I don't think I'll bother to use the jailbreak. I've been running so long now without one that I don't really miss it all that much anymore. It took 3 or 4 months for a real jailbreak to come out after ios5 was released (I don't count the tethered crap as a real jailbreak). Evidently it's getting harder and harder to find an exploit that allows a jailbreak, since the hole is closed each time the OS is updated. There are certainly a finite number of security holes that can be used to create a jailbreak, so eventually it must become impossible. With ios5.1 coming pretty soon the jailbreak will again become useless and who knows when or if one will be found for 5.1.
Just a serious question - what will this hack allow me to do that I couldn't do before?
I can already install my own apps on the phone with a developer account. Does this make it any easier?
What does the hack install? Does the hack phone home? Why does it need to connect to a database?
It might be interesting to install a new OS on the phone, but seriously for a $600 device I want something that works.

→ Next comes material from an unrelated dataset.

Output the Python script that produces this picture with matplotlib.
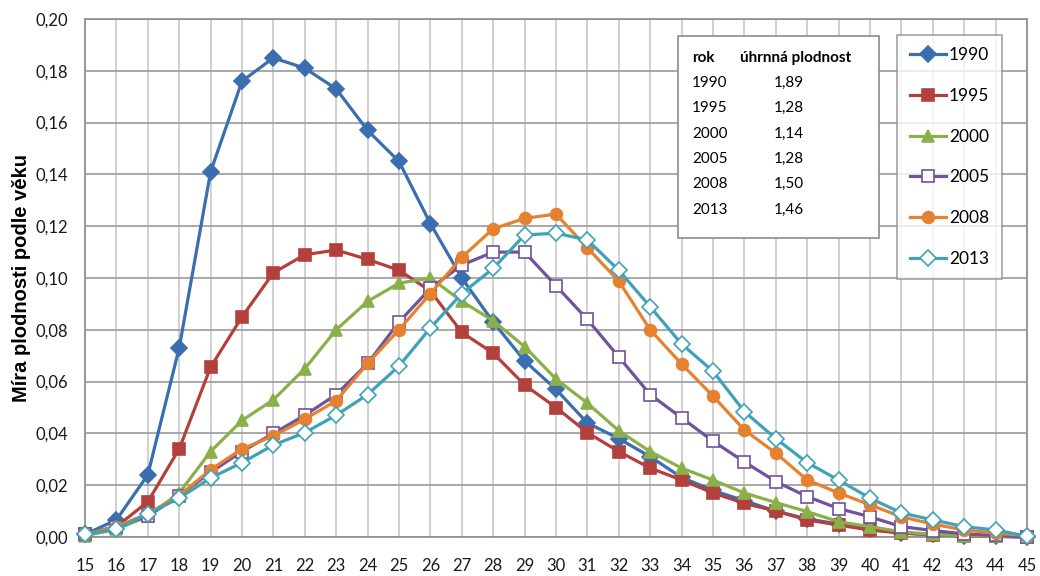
import matplotlib
matplotlib.use("Agg")
import matplotlib.pyplot as plt
from matplotlib.patches import Rectangle

# Age-specific fertility rates by single year of age
ages = list(range(15, 46))

rates_1990 = [0.001, 0.0066, 0.024, 0.073, 0.141, 0.176, 0.185, 0.181, 0.173, 0.157,
              0.145, 0.121, 0.100, 0.083, 0.068, 0.057, 0.044, 0.038, 0.031, 0.023,
              0.018, 0.014, 0.010, 0.007, 0.005, 0.003, 0.0015, 0.001, 0.0005, 0.0003, 0.0]
rates_1995 = [0.001, 0.004, 0.0136, 0.034, 0.0656, 0.085, 0.102, 0.109, 0.1108, 0.1072,
              0.103, 0.095, 0.079, 0.071, 0.0587, 0.050, 0.0403, 0.033, 0.0266, 0.022,
              0.017, 0.013, 0.010, 0.0066, 0.0046, 0.0027, 0.0015, 0.0008, 0.0004, 0.0002, 0.0]
rates_2000 = [0.0005, 0.003, 0.008, 0.017, 0.033, 0.045, 0.053, 0.065, 0.080, 0.091,
              0.098, 0.100, 0.091, 0.0835, 0.0735, 0.061, 0.0517, 0.041, 0.033, 0.0266,
              0.022, 0.017, 0.0133, 0.0098, 0.0059, 0.004, 0.002, 0.001, 0.0005, 0.0003, 0.0]
rates_2005 = [0.001, 0.004, 0.008, 0.016, 0.025, 0.033, 0.040, 0.047, 0.055, 0.067,
              0.083, 0.096, 0.105, 0.110, 0.110, 0.097, 0.084, 0.0695, 0.055, 0.046,
              0.037, 0.029, 0.0214, 0.0156, 0.011, 0.0078, 0.004, 0.0025, 0.0012, 0.0006, 0.0]
rates_2008 = [0.001, 0.004, 0.009, 0.016, 0.026, 0.034, 0.039, 0.0455, 0.0526, 0.067,
              0.080, 0.094, 0.108, 0.119, 0.123, 0.1247, 0.1116, 0.0988, 0.080, 0.0668,
              0.0544, 0.0413, 0.0324, 0.022, 0.017, 0.0124, 0.0078, 0.005, 0.0027, 0.0015, 0.0005]
rates_2013 = [0.001, 0.003, 0.009, 0.015, 0.0228, 0.0287, 0.0355, 0.0403, 0.047, 0.055,
              0.066, 0.0807, 0.094, 0.1037, 0.1166, 0.1173, 0.1147, 0.103, 0.0889, 0.0745,
              0.064, 0.0484, 0.038, 0.0287, 0.022, 0.015, 0.0093, 0.0066, 0.004, 0.0027, 0.0003]

series_labels = ["1990", "1995", "2000", "2005", "2008", "2013"]
series_values = [rates_1990, rates_1995, rates_2000, rates_2005, rates_2008, rates_2013]

# Total fertility rate table
tfr_years = ["1990", "1995", "2000", "2005", "2008", "2013"]
tfr_values = [1.89, 1.28, 1.14, 1.28, 1.50, 1.46]

y_ticks = [0.00, 0.02, 0.04, 0.06, 0.08, 0.10, 0.12, 0.14, 0.16, 0.18, 0.20]

colors = ["#3A6EAE", "#B4403D", "#8AB04A", "#71529C", "#E6812F", "#3EA2BA"]
markers = ["D", "s", "^", "s", "o", "D"]
filled = [True, True, True, False, True, False]
msizes = [8, 8.5, 9, 8.5, 8.5, 8]

plt.rcParams["font.family"] = ["Lato", "DejaVu Sans"]

fig = plt.figure(figsize=(10.4, 5.76), dpi=100)
ax = fig.add_axes([85 / 1040, 1 - 537 / 576, (1027 - 85) / 1040, (537 - 19) / 576])

for label, vals, c, m, f, ms in zip(series_labels, series_values, colors, markers, filled, msizes):
    ax.plot(ages, vals, color=c, lw=2.3, marker=m, markersize=ms,
            markerfacecolor=c if f else "white", markeredgecolor=c,
            markeredgewidth=1.2, label=label, zorder=3, clip_on=False)

ax.set_xlim(15, 45)
ax.set_ylim(0, 0.20)
ax.set_xticks(ages)
ax.set_xticklabels([str(a) for a in ages])
ax.set_yticks(y_ticks)
ax.set_yticklabels([f"{v:.2f}".replace(".", ",") for v in y_ticks])

ax.grid(axis="x", color="#C8C8C8", lw=1.2, zorder=0)
ax.grid(axis="y", color="#9A9A9A", lw=1.2, zorder=0)
ax.set_axisbelow(True)
for s in ax.spines.values():
    s.set_color("#8C8C8C")
    s.set_linewidth(1.2)
ax.tick_params(axis="both", length=0, labelsize=12, colors="#1A1A1A")
ax.tick_params(axis="x", pad=15)
ax.tick_params(axis="y", pad=12)

ax.set_ylabel("Míra plodnosti podle věku", fontsize=14.5, fontweight="bold",
              family=["Liberation Sans", "DejaVu Sans"])
ax.yaxis.set_label_coords(-0.057, 0.5)

# Total fertility table box
tx0, ty0, tx1, ty1 = 678, 36, 879, 238
fig.patches.append(Rectangle((tx0 / 1040, 1 - ty1 / 576), (tx1 - tx0) / 1040, (ty1 - ty0) / 576,
                             transform=fig.transFigure, facecolor="white",
                             edgecolor="#8C8C8C", lw=1.2, zorder=5))
fig.text(692 / 1040, 1 - 58 / 576, "rok", fontsize=11, fontweight="bold", va="center", zorder=6)
fig.text(740 / 1040, 1 - 58 / 576, "úhrnná plodnost", fontsize=11, fontweight="bold",
         va="center", zorder=6)
for i, (yr, v) in enumerate(zip(tfr_years, tfr_values)):
    yy = 83 + i * 25.3
    fig.text(692 / 1040, 1 - yy / 576, yr, fontsize=11, va="center", zorder=6)
    fig.text(774 / 1040, 1 - yy / 576, f"{v:.2f}".replace(".", ","), fontsize=11,
             va="center", zorder=6)

leg = ax.legend(loc="upper left", bbox_to_anchor=(897 / 1040, 1 - 35 / 576),
                bbox_transform=fig.transFigure, frameon=True, fancybox=False,
                fontsize=12.5, handlelength=2.1, handletextpad=0.17,
                labelspacing=1.42, borderpad=0.72, borderaxespad=0)
leg.get_frame().set_edgecolor("#8C8C8C")
leg.get_frame().set_linewidth(1.2)
leg.set_zorder(6)

fig.savefig("out.png", dpi=100, facecolor="white")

So long story short what does this jailbreak give me that I don't already have?
Buying that shit is the same as selling your future to the Communist. A full fledged endorsement of Communism and a loud statement that you want to be exploited as a worker too.
Damn buy stuff made in America and they will have no choice but to hire you and endorse your way of life if the rich elite of America still want to make a buck.
You have the power not them use it.
Or watch your family slowly starve.
If you have the latest 4.11.08 baseband, there is (to the best of my knowledge) no way to un-SIMlock it.
My wife is travelling in Australia and China and wanted to use her iPhone there. Rooting and unlocking my Samsung Galaxy S took about 10 minutes, but there is no way to unlock the iPhone 4 if you upgraded to iOS 5. We could have paid Rogers (Canada) $60 to do it, but we didn't think of it until we left for Australia and it was cheaper to just buy a cheap nokia prepaid burn phone and then only use her iPhone on WiFi.
If you aren't part of the solution, then there is good money to be made prolonging the problem
Actually, there's a reasonably active hacker community working on WP7. Nobody has yet found a universal full-unlock (the closest was the ChevronWP7 Unlocker, which let you developer-unlock a device without buying a Marketplace Developer account), but certain types of low-permission homebrew are available for all phones. Some phones (HTC gen1 and some gen1.5, Samsung gen1) have ways of getting full "root" access, and the developer of one of the tools has promised support for more HTC and LG devices in his next release (he's apparently already found the holes that will give sufficient permissions). Nothing very eciting for Nokia yet, but not as many hackers have access to them yet.
The key point in all cases is that it requires the device be unlocked and the user be interacting with it. You can "unlock" your phone, but you can't use the same hacks to steal data off a phone you stole from somebody or something like that, and you certainly can't use them for a drive-by attack.
There's no place I could be, since I've found Serenity...
It's interesting that closed devices such as iphone/ipad gets jailbreaked while devices with "open" OS (Android) gets harder to root with each iteration, take for example the Acer Iconia Tab A500, from Honeycomb 3.0 to 3.1 rooting was pretty simple, 3.2 included new locked bootloader, you are screwed, there is still no way to root the device other than reflashing, IC update may even close that option too. So yeah, for a walled garden there is already clearly a superior competitor (ipad).